L’Enterrement de Jules Vallès par Eloi Valat, Ed. Bleu autour, 2010


Troublante entreprise que celle de ce beau livre, à la fois intellectuellement informé et visuellement fort, dont son format et sa texture font aussi un véritable objet esthétique. Il retrace un événement, l’enterrement de Jules Vallès, en 1885. Mais cet enterrement d’un homme acquiert un double statut politique.
C’est l’enterrement symbolique d’une époque, d’un espoir intense, celui qu’avait suscité la Commune de Paris quatorze ans plus tôt, en 1871. Cet espoir de voir enfin vivre les idéaux proclamés de la Révolution française a été écrasé dans une répression qui a mis en place, sous l’impulsion d’Adolphe Thiers, la République bourgeoise dont les dirigeants actuels du système politique français sont les héritiers.
Mais c’est aussi la puissante image de la persistance de cet espoir, le resurgissement devenu muet de ce Cri du Peuple dont Jules Vallès avait fait le Journal de la Commune. Le livre est scandé alternativement par les images muettes de cette foule populaire, recueillie et comme tétanisée, et par les textes qui la font parler. Textes historiques, littéraires, journalistiques, des grands noms de cette période-clé de notre histoire collective.
Le récit de Jules Guesde, par exemple, mis en images comme un reportage avec arrêts sur image, montre la violence du nationalisme dans le moment où les socialistes allemands qui viennent rendre hommage à Vallès sont agressés par des étudiants et protégés par le service d’ordre de l’Internationale : « A nous l’Allemagne ouvrière, même contre vous ! »

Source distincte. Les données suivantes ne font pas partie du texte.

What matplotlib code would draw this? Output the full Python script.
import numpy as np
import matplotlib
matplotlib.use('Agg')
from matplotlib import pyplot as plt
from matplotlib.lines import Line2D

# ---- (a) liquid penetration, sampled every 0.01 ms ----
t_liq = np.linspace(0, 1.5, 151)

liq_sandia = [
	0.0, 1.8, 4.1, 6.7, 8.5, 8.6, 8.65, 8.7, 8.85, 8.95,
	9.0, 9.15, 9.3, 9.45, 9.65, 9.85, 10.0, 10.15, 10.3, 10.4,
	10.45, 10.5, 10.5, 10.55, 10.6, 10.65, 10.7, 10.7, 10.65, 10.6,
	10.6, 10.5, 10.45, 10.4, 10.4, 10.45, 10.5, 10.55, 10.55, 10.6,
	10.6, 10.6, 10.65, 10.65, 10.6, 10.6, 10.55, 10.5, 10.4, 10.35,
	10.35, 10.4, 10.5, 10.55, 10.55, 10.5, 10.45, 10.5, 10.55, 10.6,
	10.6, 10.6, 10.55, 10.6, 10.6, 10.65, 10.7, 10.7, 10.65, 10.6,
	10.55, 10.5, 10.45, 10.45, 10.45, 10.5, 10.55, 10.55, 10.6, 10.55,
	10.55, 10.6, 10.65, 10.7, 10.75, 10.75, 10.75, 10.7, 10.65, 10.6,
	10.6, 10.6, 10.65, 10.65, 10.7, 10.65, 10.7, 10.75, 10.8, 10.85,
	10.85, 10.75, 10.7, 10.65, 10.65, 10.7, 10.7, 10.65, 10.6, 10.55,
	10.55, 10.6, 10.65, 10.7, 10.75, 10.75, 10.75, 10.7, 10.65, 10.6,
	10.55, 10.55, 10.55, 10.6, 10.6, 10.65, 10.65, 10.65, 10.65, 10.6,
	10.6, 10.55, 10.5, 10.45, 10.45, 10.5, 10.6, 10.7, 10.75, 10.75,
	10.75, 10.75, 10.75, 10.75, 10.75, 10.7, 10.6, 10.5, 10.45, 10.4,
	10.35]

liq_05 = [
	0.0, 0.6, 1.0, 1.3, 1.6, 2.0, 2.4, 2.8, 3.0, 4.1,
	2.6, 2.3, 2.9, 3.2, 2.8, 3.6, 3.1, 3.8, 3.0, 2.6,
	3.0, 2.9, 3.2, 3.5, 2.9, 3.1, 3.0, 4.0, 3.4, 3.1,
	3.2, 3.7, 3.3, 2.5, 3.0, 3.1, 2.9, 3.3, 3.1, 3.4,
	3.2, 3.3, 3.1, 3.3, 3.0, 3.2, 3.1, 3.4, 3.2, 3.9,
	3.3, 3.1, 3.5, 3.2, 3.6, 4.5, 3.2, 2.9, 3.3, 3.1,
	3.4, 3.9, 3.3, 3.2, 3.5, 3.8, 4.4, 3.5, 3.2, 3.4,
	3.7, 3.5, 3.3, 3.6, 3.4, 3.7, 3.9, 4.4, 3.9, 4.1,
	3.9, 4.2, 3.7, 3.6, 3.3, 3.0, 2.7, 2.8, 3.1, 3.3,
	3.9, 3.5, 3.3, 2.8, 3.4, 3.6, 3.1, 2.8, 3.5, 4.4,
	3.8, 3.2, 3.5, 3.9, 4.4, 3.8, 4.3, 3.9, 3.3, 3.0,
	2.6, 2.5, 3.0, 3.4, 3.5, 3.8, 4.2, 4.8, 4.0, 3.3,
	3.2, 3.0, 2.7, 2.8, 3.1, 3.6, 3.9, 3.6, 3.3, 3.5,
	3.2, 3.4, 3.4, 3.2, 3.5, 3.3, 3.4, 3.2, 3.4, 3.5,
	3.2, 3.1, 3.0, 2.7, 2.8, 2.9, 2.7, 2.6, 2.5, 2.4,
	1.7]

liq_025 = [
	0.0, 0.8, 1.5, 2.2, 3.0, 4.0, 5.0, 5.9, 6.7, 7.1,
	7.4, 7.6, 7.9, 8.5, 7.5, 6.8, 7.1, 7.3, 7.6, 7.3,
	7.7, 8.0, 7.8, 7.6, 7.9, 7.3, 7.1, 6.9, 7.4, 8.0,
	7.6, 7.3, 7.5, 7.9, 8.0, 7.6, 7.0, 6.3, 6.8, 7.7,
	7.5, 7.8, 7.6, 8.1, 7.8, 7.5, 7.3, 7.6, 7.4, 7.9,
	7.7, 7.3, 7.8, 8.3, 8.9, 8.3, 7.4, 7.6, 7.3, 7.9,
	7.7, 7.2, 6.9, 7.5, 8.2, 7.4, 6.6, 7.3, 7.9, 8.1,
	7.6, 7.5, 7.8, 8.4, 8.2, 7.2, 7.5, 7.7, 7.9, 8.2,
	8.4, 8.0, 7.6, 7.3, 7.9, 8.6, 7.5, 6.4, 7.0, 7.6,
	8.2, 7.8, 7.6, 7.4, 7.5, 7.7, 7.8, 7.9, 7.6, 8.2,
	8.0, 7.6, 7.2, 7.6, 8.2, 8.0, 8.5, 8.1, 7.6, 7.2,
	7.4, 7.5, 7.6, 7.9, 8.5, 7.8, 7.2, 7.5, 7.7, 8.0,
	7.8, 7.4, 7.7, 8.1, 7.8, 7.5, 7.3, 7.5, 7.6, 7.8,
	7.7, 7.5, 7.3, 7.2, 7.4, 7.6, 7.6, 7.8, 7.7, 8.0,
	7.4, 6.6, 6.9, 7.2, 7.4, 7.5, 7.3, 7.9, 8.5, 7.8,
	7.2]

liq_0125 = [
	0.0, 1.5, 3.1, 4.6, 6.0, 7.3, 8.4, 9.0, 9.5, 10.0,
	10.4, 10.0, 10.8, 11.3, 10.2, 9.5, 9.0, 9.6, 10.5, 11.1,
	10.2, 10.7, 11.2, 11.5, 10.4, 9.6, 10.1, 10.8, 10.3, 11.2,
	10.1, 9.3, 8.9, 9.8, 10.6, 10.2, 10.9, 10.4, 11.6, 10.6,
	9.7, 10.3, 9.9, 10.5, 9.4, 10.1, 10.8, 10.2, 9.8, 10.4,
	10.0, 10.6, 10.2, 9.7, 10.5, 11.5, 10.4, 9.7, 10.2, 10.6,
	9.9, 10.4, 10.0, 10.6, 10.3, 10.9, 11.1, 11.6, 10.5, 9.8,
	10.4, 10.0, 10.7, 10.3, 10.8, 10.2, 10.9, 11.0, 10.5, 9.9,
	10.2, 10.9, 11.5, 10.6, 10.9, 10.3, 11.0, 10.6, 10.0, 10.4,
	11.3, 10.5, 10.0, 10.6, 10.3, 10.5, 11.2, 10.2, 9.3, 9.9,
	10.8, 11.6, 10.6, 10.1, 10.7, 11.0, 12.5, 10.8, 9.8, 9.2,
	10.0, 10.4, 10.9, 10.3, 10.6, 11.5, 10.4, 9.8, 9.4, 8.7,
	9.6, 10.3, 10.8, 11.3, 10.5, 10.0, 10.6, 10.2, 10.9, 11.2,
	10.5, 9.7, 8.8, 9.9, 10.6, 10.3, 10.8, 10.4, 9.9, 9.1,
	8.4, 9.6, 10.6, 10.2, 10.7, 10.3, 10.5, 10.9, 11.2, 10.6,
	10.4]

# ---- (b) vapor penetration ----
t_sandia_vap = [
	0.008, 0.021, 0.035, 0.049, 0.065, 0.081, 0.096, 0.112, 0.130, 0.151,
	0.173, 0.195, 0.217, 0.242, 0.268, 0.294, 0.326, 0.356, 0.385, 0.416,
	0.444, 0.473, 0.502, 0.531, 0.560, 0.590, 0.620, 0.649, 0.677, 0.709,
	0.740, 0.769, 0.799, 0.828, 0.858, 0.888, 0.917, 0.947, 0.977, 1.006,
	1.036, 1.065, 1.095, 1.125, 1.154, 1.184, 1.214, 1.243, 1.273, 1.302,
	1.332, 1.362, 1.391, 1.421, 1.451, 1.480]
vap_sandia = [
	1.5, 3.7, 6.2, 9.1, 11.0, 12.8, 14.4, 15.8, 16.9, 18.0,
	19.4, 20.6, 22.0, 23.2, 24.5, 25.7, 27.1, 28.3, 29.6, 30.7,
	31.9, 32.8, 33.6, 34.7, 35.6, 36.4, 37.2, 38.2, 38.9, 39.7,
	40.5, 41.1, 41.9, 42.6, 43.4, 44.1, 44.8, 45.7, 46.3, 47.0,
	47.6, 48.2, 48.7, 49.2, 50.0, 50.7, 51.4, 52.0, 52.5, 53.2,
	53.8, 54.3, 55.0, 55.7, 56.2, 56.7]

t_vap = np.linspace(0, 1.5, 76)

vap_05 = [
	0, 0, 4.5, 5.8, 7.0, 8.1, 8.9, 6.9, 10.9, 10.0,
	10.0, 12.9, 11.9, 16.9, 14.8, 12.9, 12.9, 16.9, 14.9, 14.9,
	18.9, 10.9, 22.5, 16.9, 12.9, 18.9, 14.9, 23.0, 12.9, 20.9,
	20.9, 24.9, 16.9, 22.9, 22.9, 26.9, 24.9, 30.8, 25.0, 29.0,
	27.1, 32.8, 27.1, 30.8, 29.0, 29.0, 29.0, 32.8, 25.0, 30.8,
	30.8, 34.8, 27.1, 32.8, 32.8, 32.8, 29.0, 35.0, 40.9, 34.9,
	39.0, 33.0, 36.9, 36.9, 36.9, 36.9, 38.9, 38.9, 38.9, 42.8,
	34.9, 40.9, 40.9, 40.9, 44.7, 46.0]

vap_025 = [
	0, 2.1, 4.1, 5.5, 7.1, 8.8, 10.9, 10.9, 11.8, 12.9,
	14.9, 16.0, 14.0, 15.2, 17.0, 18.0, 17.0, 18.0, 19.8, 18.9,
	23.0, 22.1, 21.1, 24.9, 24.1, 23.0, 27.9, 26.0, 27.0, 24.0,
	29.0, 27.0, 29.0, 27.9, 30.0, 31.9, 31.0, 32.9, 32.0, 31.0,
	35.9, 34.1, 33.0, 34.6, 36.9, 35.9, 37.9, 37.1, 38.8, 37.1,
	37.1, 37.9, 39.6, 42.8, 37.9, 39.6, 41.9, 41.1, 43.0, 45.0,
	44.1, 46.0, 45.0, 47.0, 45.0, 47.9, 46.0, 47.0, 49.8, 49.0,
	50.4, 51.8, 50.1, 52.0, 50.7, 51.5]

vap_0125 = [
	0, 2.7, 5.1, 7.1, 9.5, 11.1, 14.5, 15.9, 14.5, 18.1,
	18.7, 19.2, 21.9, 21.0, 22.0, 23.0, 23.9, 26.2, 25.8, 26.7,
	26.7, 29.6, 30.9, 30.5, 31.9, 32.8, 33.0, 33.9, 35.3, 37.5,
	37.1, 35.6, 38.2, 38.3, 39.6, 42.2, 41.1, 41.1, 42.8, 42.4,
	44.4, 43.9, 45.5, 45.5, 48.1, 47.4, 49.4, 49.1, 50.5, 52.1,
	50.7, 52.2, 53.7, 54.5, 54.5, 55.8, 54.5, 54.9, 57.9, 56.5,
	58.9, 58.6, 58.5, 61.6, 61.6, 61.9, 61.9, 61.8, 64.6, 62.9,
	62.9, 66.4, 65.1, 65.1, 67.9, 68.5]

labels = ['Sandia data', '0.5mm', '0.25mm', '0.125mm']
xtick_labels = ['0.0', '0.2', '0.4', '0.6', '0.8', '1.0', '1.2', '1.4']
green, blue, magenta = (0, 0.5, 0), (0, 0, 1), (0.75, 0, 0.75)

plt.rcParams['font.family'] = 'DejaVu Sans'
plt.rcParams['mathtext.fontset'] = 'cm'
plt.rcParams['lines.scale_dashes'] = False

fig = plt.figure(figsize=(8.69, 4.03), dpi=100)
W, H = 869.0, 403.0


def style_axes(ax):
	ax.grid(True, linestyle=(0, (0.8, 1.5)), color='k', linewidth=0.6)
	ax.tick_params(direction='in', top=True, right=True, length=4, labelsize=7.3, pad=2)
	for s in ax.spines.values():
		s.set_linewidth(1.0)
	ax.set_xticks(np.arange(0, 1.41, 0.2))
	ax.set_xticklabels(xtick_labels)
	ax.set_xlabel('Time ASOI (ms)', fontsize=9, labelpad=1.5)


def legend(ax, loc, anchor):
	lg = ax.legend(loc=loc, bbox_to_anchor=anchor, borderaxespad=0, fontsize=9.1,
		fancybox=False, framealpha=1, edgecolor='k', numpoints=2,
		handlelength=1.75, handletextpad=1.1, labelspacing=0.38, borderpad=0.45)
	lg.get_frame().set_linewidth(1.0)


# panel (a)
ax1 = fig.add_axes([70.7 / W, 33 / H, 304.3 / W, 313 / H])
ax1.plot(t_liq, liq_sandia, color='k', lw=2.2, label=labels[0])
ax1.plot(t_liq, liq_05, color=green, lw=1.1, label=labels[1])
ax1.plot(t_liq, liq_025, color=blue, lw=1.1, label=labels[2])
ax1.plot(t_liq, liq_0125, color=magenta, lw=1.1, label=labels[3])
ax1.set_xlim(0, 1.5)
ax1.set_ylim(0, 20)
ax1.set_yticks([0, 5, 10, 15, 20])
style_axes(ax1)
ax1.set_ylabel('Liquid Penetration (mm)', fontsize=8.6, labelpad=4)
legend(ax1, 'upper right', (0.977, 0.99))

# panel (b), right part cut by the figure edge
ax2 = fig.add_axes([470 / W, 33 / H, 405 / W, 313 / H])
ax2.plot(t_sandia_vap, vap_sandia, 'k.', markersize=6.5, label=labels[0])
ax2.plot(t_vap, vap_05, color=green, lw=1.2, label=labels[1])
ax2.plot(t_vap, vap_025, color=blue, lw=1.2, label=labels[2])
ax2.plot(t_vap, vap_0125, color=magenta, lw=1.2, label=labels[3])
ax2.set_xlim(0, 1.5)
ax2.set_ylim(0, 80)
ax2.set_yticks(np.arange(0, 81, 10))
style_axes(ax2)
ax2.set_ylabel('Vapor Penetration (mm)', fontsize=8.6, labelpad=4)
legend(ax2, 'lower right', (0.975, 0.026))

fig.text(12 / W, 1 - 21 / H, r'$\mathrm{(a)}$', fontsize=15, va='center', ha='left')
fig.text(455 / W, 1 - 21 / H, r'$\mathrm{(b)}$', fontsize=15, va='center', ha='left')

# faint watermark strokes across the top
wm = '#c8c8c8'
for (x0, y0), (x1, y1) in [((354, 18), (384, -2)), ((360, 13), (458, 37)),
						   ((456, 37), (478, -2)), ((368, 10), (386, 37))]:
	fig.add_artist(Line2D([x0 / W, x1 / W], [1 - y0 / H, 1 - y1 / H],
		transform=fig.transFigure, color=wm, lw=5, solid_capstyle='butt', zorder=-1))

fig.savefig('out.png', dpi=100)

Le livre s’ouvre sur la fausse exécution de Jules Vallès, et sa fuite pendant la commune, permettant un flash-back sur la réalité des massacres : des corps désarticulés, pantelants sur des charrettes ou comme suspendus dans l’espace de l’image. Le trait noir plus ou moins intensément appuyé, la fermeté des lignes brisées qui caractérise le style d’Eloi, s’allient aux aplats de couleurs à la fois violentes et crépusculaires, pour donner cette tonalité sourde et précise au livre, par laquelle les gros plans sur les personnages, les plans éloignés sur les foules, la proximité des corps, font résistance à l’oubli.
C’est ce moment initial qui nous montre le corps de Vallès dans sa fausse mort, au moment des massacres de la Commune. Mais il disparaît de l’image dans le déroulé des funérailles réelles, où il est véritablement remplacé par ce corps social que manifeste la présence du peuple, resurgi de l’oubli politique où la répression l’avait plongé pour venir lui rendre hommage. Comme l’écrit Silvia Disegni qui préface l’ouvrage : Inutile d’y chercher le corps de Vallès. Contrairement à ce qui se produit dans les textes choisis, il est toujours situé hors-champ, quelque part hors du dessin, auquel il donne néanmoins tout son sens. Comment Eloi Valat pouvait-il mieux représenter le vide laissé par son absence ?

Le travail d’Eloi Valat sur Jules Vallès (l’assonance entre les deux noms saute à l’oreille) ne date pas d’hier : c’est une recherche de long terme dans laquelle il s’est engagé, ayant déjà publié aux mêmes éditions en 2007 un Journal de la Commune, indissociable de ce nouveau travail.
Depuis plusieurs années, Eloi est aussi celui qui met en œuvre la revue Pratiques, et lui donne cette force visuelle dans laquelle nous nous reconnaissons : la maquette, les dessins, et souvent les couvertures, sont de lui. Et son exigence artistique de peintre et de dessinateur, son talent de graphiste, mais aussi son attention critique au contenu de la revue, participent de la vitalité de notre projet commun et lui communiquent son souffle.
Cette persistance là nous montre aussi, s’il en était besoin, que l’Enterrement de Jules Vallès, s’il évoque bien le moment historique d’un enterrement, en est au contraire l’exacte antithèse.